Once the hole has been drilled, perhaps with several deviated wells traveling horizontally through reservoirs, it becomes necessary to complete the well. First, tubing is run down the well so that the hydrocarbons are not flowing directly up the casing. We will used coiled tubing in the well completion, and we are looking into using it more instrumentally in drilling as well. Coiled tubing is faster and less expensive because unlike regular tubing, it can be fed into the hole faster and does not need to be connected through joints, which takes time to complete. Once each ending of the wellbore is left open or blocked off with cement. When it is left open, it is called and open-ended perforation and the pressure in the formation must be such that the oil will rise in the hole and not sink into the formation below it. Sometimes the pressure is not enough and in order to prevent the loss of hydrocarbons, the finished well will be sealed with cement. When the company is ready to start producing, it will send a few charges down the well, and detonate them, perforating the tubing and allowing the hydrocarbons to flow into the tube.
Once the drill has been perforated and starts producing, a Christmas tree is installed on top. This device allows the operator to control the amount of production or shut down the well entirely if needful, or to direct the flow of the oil once it reaches the surface. Usually, once the Christmas tree is installed the well is complete.

Enhanced Recovery
The initial drilling process will only allow as much oil out of the well as the pressure forces out. The easiest way to stimulate a flagging pressure is by means of pumps to keep the tubing pressure less than the formation pressure.

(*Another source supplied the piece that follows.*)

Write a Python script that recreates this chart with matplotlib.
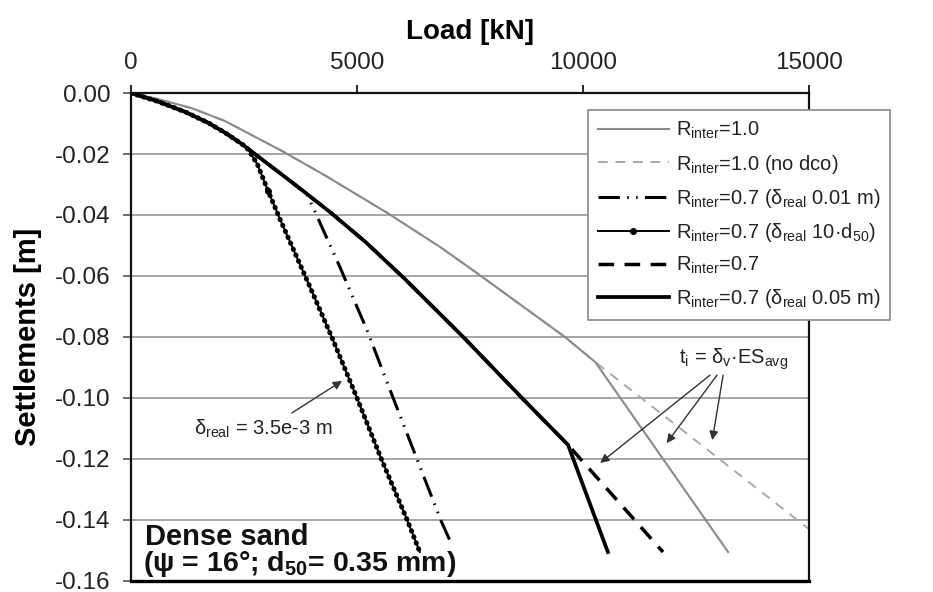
import matplotlib
matplotlib.use("Agg")
import matplotlib.pyplot as plt

plt.rcParams['font.family'] = ['Liberation Sans', 'DejaVu Sans']
plt.rcParams['mathtext.fontset'] = 'custom'
plt.rcParams['mathtext.rm'] = 'Liberation Sans'
plt.rcParams['mathtext.it'] = 'Liberation Sans:italic'
plt.rcParams['mathtext.bf'] = 'Liberation Sans:bold'
plt.rcParams['axes.unicode_minus'] = False

# Load [kN] vs settlement [m]
load_r10 = [0, 600, 1350, 2080, 3340, 4290, 5690, 6840, 7650, 9600, 10270, 13210]
sett_r10 = [0, -0.0020, -0.0050, -0.0092, -0.0190, -0.0270, -0.0395, -0.0505,
            -0.0590, -0.0800, -0.0882, -0.1505]

load_r10_nodco = [0, 600, 1350, 2080, 3340, 4290, 5690, 6840, 7650, 9600, 10270, 15000]
sett_r10_nodco = [0, -0.0020, -0.0050, -0.0092, -0.0190, -0.0270, -0.0395, -0.0505,
                  -0.0590, -0.0800, -0.0882, -0.1430]

load_r07_001 = [0, 600, 1200, 1700, 2100, 2460, 2740, 3520, 3890, 4620, 5220, 5800, 6860, 7100]
sett_r07_001 = [0, -0.0028, -0.0062, -0.0097, -0.0132, -0.0168, -0.0200, -0.0288,
                -0.0330, -0.0570, -0.0777, -0.1000, -0.1403, -0.1482]

load_r07_d50 = [0, 600, 1200, 1700, 2100, 2460, 2600, 2800, 3030, 3300, 3960, 4470,
                5000, 5530, 6110, 6390]
sett_r07_d50 = [0, -0.0028, -0.0062, -0.0097, -0.0132, -0.0168, -0.0186, -0.0235,
                -0.0320, -0.0415, -0.0636, -0.0810, -0.1000, -0.1197, -0.1400, -0.1505]

load_r07 = [0, 600, 1200, 1700, 2100, 2460, 2740, 3520, 4400, 5200, 6060, 7370, 8650,
            9670, 11770]
sett_r07 = [0, -0.0028, -0.0062, -0.0097, -0.0132, -0.0168, -0.0200, -0.0288, -0.0390,
            -0.0490, -0.0610, -0.0803, -0.1000, -0.1154, -0.1505]

load_r07_005 = [0, 600, 1200, 1700, 2100, 2460, 2740, 3520, 4400, 5200, 6060, 7370, 8650,
                9670, 10550]
sett_r07_005 = [0, -0.0028, -0.0062, -0.0097, -0.0132, -0.0168, -0.0200, -0.0288, -0.0390,
                -0.0490, -0.0610, -0.0803, -0.1000, -0.1154, -0.1505]

x_ticks = [0, 5000, 10000, 15000]
y_ticks = [0.00, -0.02, -0.04, -0.06, -0.08, -0.10, -0.12, -0.14, -0.16]

R = r'R$_{\mathrm{inter}}$'
labels = [
    R + '=1.0',
    R + '=1.0 (no dco)',
    R + r'=0.7 (δ$_{\mathrm{real}}$ 0.01 m)',
    R + r'=0.7 (δ$_{\mathrm{real}}$ 10·d$_{50}$)',
    R + '=0.7',
    R + r'=0.7 (δ$_{\mathrm{real}}$ 0.05 m)',
]

fig = plt.figure(figsize=(9.33, 5.92), dpi=100)
ax = fig.add_axes([0.1404, 0.0186, 0.7267, 0.8243])

gray = '#8a8a8a'
ax.plot(load_r10, sett_r10, color=gray, lw=1.5, label=labels[0], zorder=3)
ax.plot(load_r10_nodco, sett_r10_nodco, color='#a8a8a8', lw=1.4,
        linestyle=(0, (5, 4)), label=labels[1], zorder=2)
ax.plot(load_r07_001, sett_r07_001, color='black', lw=2.2,
        linestyle=(0, (7, 2.4, 0.5, 2.4, 0.5, 2.4)), label=labels[2], zorder=4)
ax.plot(load_r07_d50, sett_r07_d50, color='black', lw=1.4, marker='o', ms=4,
        markevery=[len(load_r07_d50) // 2], label=labels[3], zorder=5)
# beaded look along the same curve
ax.plot(load_r07_d50, sett_r07_d50, color='black', lw=3.6,
        linestyle=(0, (0.1, 1.2)), dash_capstyle='round', label='_nolegend_', zorder=5)
ax.plot(load_r07, sett_r07, color='black', lw=2.5, linestyle=(0, (4.5, 3)),
        label=labels[4], zorder=4)
ax.plot(load_r07_005, sett_r07_005, color='black', lw=2.7, label=labels[5], zorder=6)

ax.set_xlim(0, 15000)
ax.set_ylim(-0.16, 0.0)
ax.xaxis.tick_top()
ax.xaxis.set_label_position('top')
ax.set_xticks(x_ticks)
ax.set_xticklabels([str(v) for v in x_ticks])
ax.set_yticks(y_ticks)
ax.set_yticklabels(['%.2f' % v for v in y_ticks])
ax.tick_params(axis='x', direction='out', length=6, width=1.2, pad=8,
               labelsize=17.5, colors='black', labelcolor='#222222')
ax.tick_params(axis='y', direction='out', length=6, width=1.2, pad=9,
               labelsize=17.5, color='#555555', labelcolor='#222222')
ax.grid(axis='y', color='#a6a6a6', lw=1.4)
ax.set_axisbelow(True)
for side in ['left', 'right', 'top']:
    ax.spines[side].set_linewidth(1.6)
    ax.spines[side].set_color('#111111')
ax.spines['bottom'].set_linewidth(2.4)

ax.set_xlabel('Load [kN]', fontsize=20, fontweight='bold', labelpad=9)
ax.set_ylabel('Settlements [m]', fontsize=21, fontweight='bold', labelpad=9)

leg = ax.legend(loc='upper left', bbox_to_anchor=(0.674, 0.965), borderaxespad=0,
                fontsize=14.5, frameon=True, fancybox=False, framealpha=1,
                edgecolor='#888888', handlelength=3.5, handletextpad=0.35,
                labelspacing=0.55, borderpad=0.5, numpoints=1)
leg.get_frame().set_linewidth(1.2)
for t in leg.get_texts():
    t.set_color('#222222')

arrow_kw = dict(arrowstyle='-|>', color='#333333', lw=1.0, mutation_scale=13,
                shrinkA=0, shrinkB=0)

ax.annotate('', xy=(4670, -0.0944), xytext=(3560, -0.1049), arrowprops=arrow_kw)
ax.text(2920, -0.1100, r'δ$_{\mathrm{real}}$ = 3.5e-3 m', fontsize=14.5,
        ha='center', va='center', color='#222222')

ax.text(13320, -0.0872, r't$_{\mathrm{i}}$ = δ$_{\mathrm{v}}$·ES$_{\mathrm{avg}}$',
        fontsize=14.5, ha='center', va='center', color='#222222')
ax.annotate('', xy=(10380, -0.1213), xytext=(12810, -0.0925), arrowprops=arrow_kw)
ax.annotate('', xy=(11850, -0.1148), xytext=(12965, -0.0925), arrowprops=arrow_kw)
ax.annotate('', xy=(12860, -0.1138), xytext=(13100, -0.0925), arrowprops=arrow_kw)

ax.text(0.021, 0.074, 'Dense sand', transform=ax.transAxes, fontsize=21,
        fontweight='bold', ha='left', va='baseline', color='#111111')
ax.text(0.018, 0.020, r'(ψ = 16°; d$_{\mathbf{50}}$= 0.35 mm)', transform=ax.transAxes,
        fontsize=20.5, fontweight='bold', ha='left', va='baseline', color='#111111')

fig.savefig('out.png', dpi=100)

However, soon this no longer becomes feasible and at this point only 5-10% of the oil may have been recovered. Therefore secondary methods have been developed to increase the oil production from reservoirs; these usually involve flooding the reservoir with water and using the water to create pressure, driving the oil before it and up the pipe. This water flooding method may increase oil production by approximately 45% of the original oil concentration. In order to make the well extract the greatest amount of oil, tertiary (enhanced recovery methods) may be used. If the viscosity of the crude oil could be reduced, it would not need high pressures to push it up the drill pipe; therefore by adding solvents or by forcing steam into the well, the now “thinned” oil will flow up the pipe. This method may remove approximately 60% of the reservoir’s initial concentration. Technology is being developed which would utilize microbial recovery systems, limiting the amount of chemicals used.